= William Laxton (surveyor) =

William Laxton (1802–1854) was a British surveyor and author, one of the authors of the 19th century Builder's Price Book.

==Biography==
Laxton, son of William Robert Laxton, surveyor, and his wife Phœbe, was born in London on 30 March 1802, and was educated at Christ's Hospital. He was a citizen of London, a liveryman of the Haberdashers' Company in 1823, and an active member of the City Philosophical Society.

Brought up as a surveyor, he evinced a great love for his profession, and made himself master of every department. He surveyed and laid down several lines of railway, and was connected with the Hull and Selby, London and Richmond, Surrey Grand Junction, Hull, Lincoln, and Nottingham, Gravesend and Brighton, and Lynn, Wisbech, and Ely railways. Hydraulic engineering was his favourite pursuit, but a work on this subject, which he had designed and for which he had prepared extensive materials, he did not live to write. He constructed water works at Falmouth and Stonehouse, in which he introduced many improvements, and with Robert Stephenson was joint engineer of the Watford Water Company for supplying London with water from the chalk formation.

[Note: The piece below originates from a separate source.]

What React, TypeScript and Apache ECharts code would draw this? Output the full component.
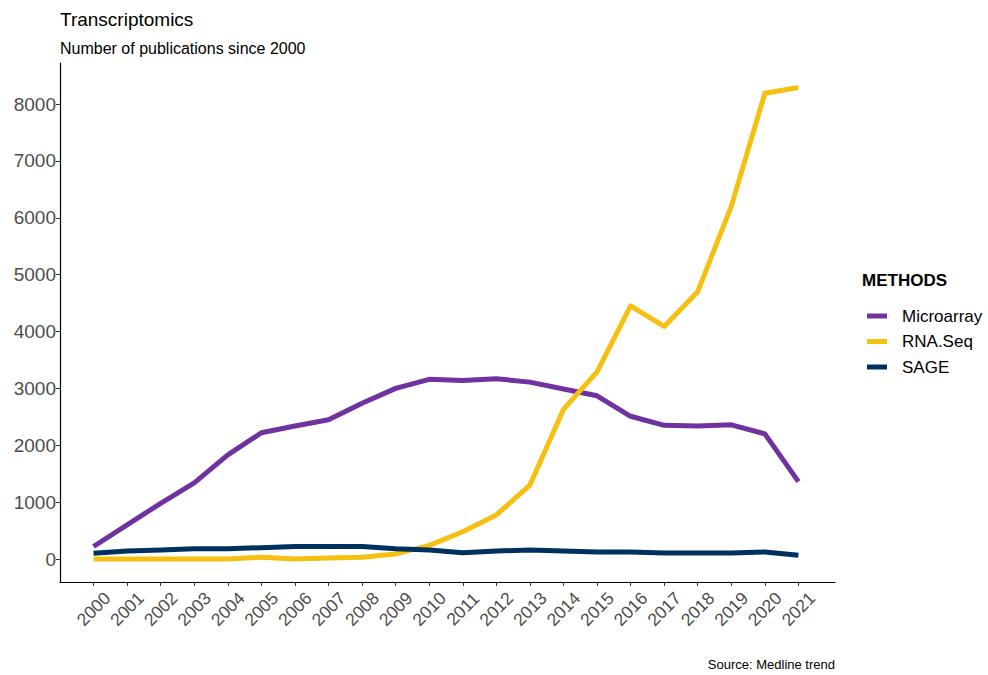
import React, { useEffect, useRef } from "react";
import * as echarts from "echarts";

const years = [2000, 2001, 2002, 2003, 2004, 2005, 2006, 2007, 2008, 2009, 2010, 2011, 2012, 2013, 2014, 2015, 2016, 2017, 2018, 2019, 2020, 2021];
const microarray = [220, 600, 980, 1340, 1830, 2220, 2340, 2450, 2740, 3000, 3160, 3140, 3170, 3110, 2990, 2870, 2510, 2350, 2340, 2360, 2200, 1360];
const rnaSeq = [0, 0, 0, 0, 0, 30, 0, 20, 30, 90, 240, 480, 775, 1300, 2630, 3290, 4450, 4090, 4700, 6200, 8190, 8290];
const sage = [100, 140, 160, 180, 180, 200, 220, 220, 220, 180, 160, 110, 140, 160, 140, 125, 125, 105, 105, 105, 125, 65];
const yTicks = [0, 1000, 2000, 3000, 4000, 5000, 6000, 7000, 8000];
const seriesNames = ["Microarray", "RNA.Seq", "SAGE"];
const colors = ["#7032A0", "#F5C010", "#00305F"];

const FONT = "'Liberation Sans', Arial, sans-serif";

export default function App() {
  const ref = useRef<HTMLDivElement>(null);
  useEffect(() => {
    document.body.style.margin = "0";
    if (!ref.current) return;
    const chart = echarts.init(ref.current, undefined, { renderer: "svg" });
    const datasets = [microarray, rnaSeq, sage];
    chart.setOption({
      animation: false,
      backgroundColor: "#ffffff",
      textStyle: { fontFamily: FONT },
      grid: { left: 60, top: 63, right: 153, bottom: 93, containLabel: false },
      xAxis: {
        type: "value",
        min: 1999,
        max: 2022.09,
        splitLine: { show: false },
        axisLine: { show: true, onZero: false, lineStyle: { color: "#000", width: 1.2 } },
        axisTick: { show: true, length: 4, customValues: years, lineStyle: { color: "#333" } },
        axisLabel: {
          customValues: years,
          rotate: 45,
          align: "center",
          verticalAlign: "middle",
          margin: 27,
          fontSize: 17.5,
          color: "#4D4D4D",
          fontFamily: FONT,
          formatter: (v: number) => String(v),
        },
      },
      yAxis: {
        type: "value",
        min: -404,
        max: 8721,
        splitLine: { show: false },
        axisLine: { show: true, onZero: false, lineStyle: { color: "#000", width: 1.2 } },
        axisTick: { show: true, length: 4, customValues: yTicks, lineStyle: { color: "#333" } },
        axisLabel: {
          customValues: yTicks,
          margin: 4,
          fontSize: 19,
          color: "#4D4D4D",
          fontFamily: FONT,
          formatter: (v: number) => String(v),
        },
      },
      legend: {
        orient: "vertical",
        left: 862,
        top: 301,
        itemWidth: 20,
        itemHeight: 5,
        itemGap: 5.5,
        icon: "rect",
        data: seriesNames,
        textStyle: { fontSize: 17, lineHeight: 20, color: "#000", fontFamily: FONT, padding: [0, 0, 0, 10] },
      },
      series: seriesNames.map((name, i) => ({
        name,
        type: "line",
        data: years.map((y, j) => [y, datasets[i][j]]),
        showSymbol: false,
        symbol: "none",
        color: colors[i],
        lineStyle: { width: 5, color: colors[i], join: "round" },
      })),
      graphic: [
        { type: "text", left: 60, top: 10, style: { text: "Transcriptomics", font: `19px ${FONT}`, fill: "#000" } },
        { type: "text", left: 60, top: 40, style: { text: "Number of publications since 2000", font: `16px ${FONT}`, fill: "#000" } },
        { type: "text", left: 862, top: 272, style: { text: "METHODS", font: `bold 17px ${FONT}`, fill: "#000" } },
        { type: "text", right: 153, top: 658, style: { text: "Source: Medline trend", font: `13px ${FONT}`, fill: "#000" } },
      ],
    });
    return () => chart.dispose();
  }, []);
  return <div ref={ref} style={{ width: 988, height: 675 }} />;
}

In October 1837 he projected and established The Civil Engineer and Architect's Journal, a monthly periodical, which he himself edited. He soon after purchased a weekly publication, called The Architect and Building Gazette, and after conducting it for some time united it to the Journal. A work which originated with his father, and was then conducted for thirty years by Laxton and his brother, Henry Laxton, was the Builder's Price Book, which was a standard work in the profession and in the courts of law, and circulated all over the kingdom. Laxton was the surveyor to Baron de Goldsmid's estate at Brighton, where he laid out a large part of the new town in the parish of Hove, and designed and built many of the houses. From the period of its formation in 1840 he was surveyor to the Farmers' and General Fire and Life Insurance Company. He died in London on 31 May 1854, and was interred in the family vault in St. Andrew's burying-ground, Gray's Inn Road.

His only son, William Frederick Laxton, was called to the bar at the Middle Temple on 26 January 1854, and died in 1891. Henry Laxton succeeded to his brother's surveying business.

Laxton was the author of The Improved Builder's Price Book, containing upwards of seven thousand prices, also The Workman's Prices for Labour only, 3rd edit. 1878; the previous editions were by Robert Laxton. This work was afterwards continued annually as the Builder's Price Book.